*** GIVEN INFORMATION ***

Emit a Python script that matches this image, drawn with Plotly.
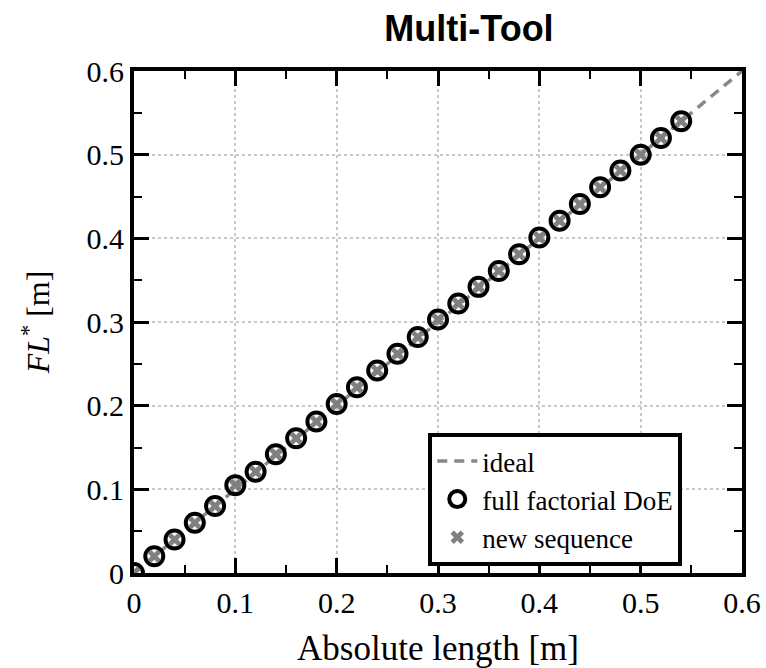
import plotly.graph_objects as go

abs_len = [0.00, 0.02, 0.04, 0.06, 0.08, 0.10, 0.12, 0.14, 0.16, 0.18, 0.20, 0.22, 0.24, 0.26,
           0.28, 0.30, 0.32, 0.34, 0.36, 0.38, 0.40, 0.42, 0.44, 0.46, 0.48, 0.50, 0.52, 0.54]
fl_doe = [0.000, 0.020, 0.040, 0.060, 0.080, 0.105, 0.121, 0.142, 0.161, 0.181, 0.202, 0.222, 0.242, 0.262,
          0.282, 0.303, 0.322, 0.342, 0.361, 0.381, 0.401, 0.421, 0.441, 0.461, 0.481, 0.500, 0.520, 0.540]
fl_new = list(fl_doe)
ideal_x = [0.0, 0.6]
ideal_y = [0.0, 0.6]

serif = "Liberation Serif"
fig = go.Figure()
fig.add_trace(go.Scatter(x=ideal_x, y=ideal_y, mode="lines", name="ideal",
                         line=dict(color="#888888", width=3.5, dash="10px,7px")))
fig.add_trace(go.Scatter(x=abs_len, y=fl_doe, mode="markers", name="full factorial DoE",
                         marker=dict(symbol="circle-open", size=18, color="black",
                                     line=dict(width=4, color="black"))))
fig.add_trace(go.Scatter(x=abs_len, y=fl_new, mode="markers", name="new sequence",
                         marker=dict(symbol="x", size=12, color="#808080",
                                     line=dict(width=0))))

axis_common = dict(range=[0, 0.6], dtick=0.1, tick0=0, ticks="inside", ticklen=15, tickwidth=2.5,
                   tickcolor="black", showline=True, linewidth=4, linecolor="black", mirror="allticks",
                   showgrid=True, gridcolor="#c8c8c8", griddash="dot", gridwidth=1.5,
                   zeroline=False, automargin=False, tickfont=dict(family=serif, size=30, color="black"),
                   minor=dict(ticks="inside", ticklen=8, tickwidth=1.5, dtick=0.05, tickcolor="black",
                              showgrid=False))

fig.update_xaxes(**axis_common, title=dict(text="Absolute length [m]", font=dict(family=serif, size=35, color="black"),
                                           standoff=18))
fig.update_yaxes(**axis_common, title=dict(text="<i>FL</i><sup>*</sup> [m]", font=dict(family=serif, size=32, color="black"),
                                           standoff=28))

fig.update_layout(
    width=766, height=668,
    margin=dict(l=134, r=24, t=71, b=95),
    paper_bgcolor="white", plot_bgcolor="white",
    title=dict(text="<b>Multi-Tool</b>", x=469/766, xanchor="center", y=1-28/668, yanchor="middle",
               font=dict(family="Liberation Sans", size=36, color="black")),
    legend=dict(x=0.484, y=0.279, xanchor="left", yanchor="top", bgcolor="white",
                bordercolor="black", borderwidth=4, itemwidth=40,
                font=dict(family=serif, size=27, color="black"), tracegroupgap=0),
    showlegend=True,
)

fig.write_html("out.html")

***

▶ **THE PROBLEM**
Except for the pictures, give all the material above again verbatim.

▶ **THE REPLY**
Emit a Python script that matches this image, drawn with Plotly.
import plotly.graph_objects as go

abs_len = [0.00, 0.02, 0.04, 0.06, 0.08, 0.10, 0.12, 0.14, 0.16, 0.18, 0.20, 0.22, 0.24, 0.26,
           0.28, 0.30, 0.32, 0.34, 0.36, 0.38, 0.40, 0.42, 0.44, 0.46, 0.48, 0.50, 0.52, 0.54]
fl_doe = [0.000, 0.020, 0.040, 0.060, 0.080, 0.105, 0.121, 0.142, 0.161, 0.181, 0.202, 0.222, 0.242, 0.262,
          0.282, 0.303, 0.322, 0.342, 0.361, 0.381, 0.401, 0.421, 0.441, 0.461, 0.481, 0.500, 0.520, 0.540]
fl_new = list(fl_doe)
ideal_x = [0.0, 0.6]
ideal_y = [0.0, 0.6]

serif = "Liberation Serif"
fig = go.Figure()
fig.add_trace(go.Scatter(x=ideal_x, y=ideal_y, mode="lines", name="ideal",
                         line=dict(color="#888888", width=3.5, dash="10px,7px")))
fig.add_trace(go.Scatter(x=abs_len, y=fl_doe, mode="markers", name="full factorial DoE",
                         marker=dict(symbol="circle-open", size=18, color="black",
                                     line=dict(width=4, color="black"))))
fig.add_trace(go.Scatter(x=abs_len, y=fl_new, mode="markers", name="new sequence",
                         marker=dict(symbol="x", size=12, color="#808080",
                                     line=dict(width=0))))

axis_common = dict(range=[0, 0.6], dtick=0.1, tick0=0, ticks="inside", ticklen=15, tickwidth=2.5,
                   tickcolor="black", showline=True, linewidth=4, linecolor="black", mirror="allticks",
                   showgrid=True, gridcolor="#c8c8c8", griddash="dot", gridwidth=1.5,
                   zeroline=False, automargin=False, tickfont=dict(family=serif, size=30, color="black"),
                   minor=dict(ticks="inside", ticklen=8, tickwidth=1.5, dtick=0.05, tickcolor="black",
                              showgrid=False))

fig.update_xaxes(**axis_common, title=dict(text="Absolute length [m]", font=dict(family=serif, size=35, color="black"),
                                           standoff=18))
fig.update_yaxes(**axis_common, title=dict(text="<i>FL</i><sup>*</sup> [m]", font=dict(family=serif, size=32, color="black"),
                                           standoff=28))

fig.update_layout(
    width=766, height=668,
    margin=dict(l=134, r=24, t=71, b=95),
    paper_bgcolor="white", plot_bgcolor="white",
    title=dict(text="<b>Multi-Tool</b>", x=469/766, xanchor="center", y=1-28/668, yanchor="middle",
               font=dict(family="Liberation Sans", size=36, color="black")),
    legend=dict(x=0.484, y=0.279, xanchor="left", yanchor="top", bgcolor="white",
                bordercolor="black", borderwidth=4, itemwidth=40,
                font=dict(family=serif, size=27, color="black"), tracegroupgap=0),
    showlegend=True,
)

fig.write_html("out.html")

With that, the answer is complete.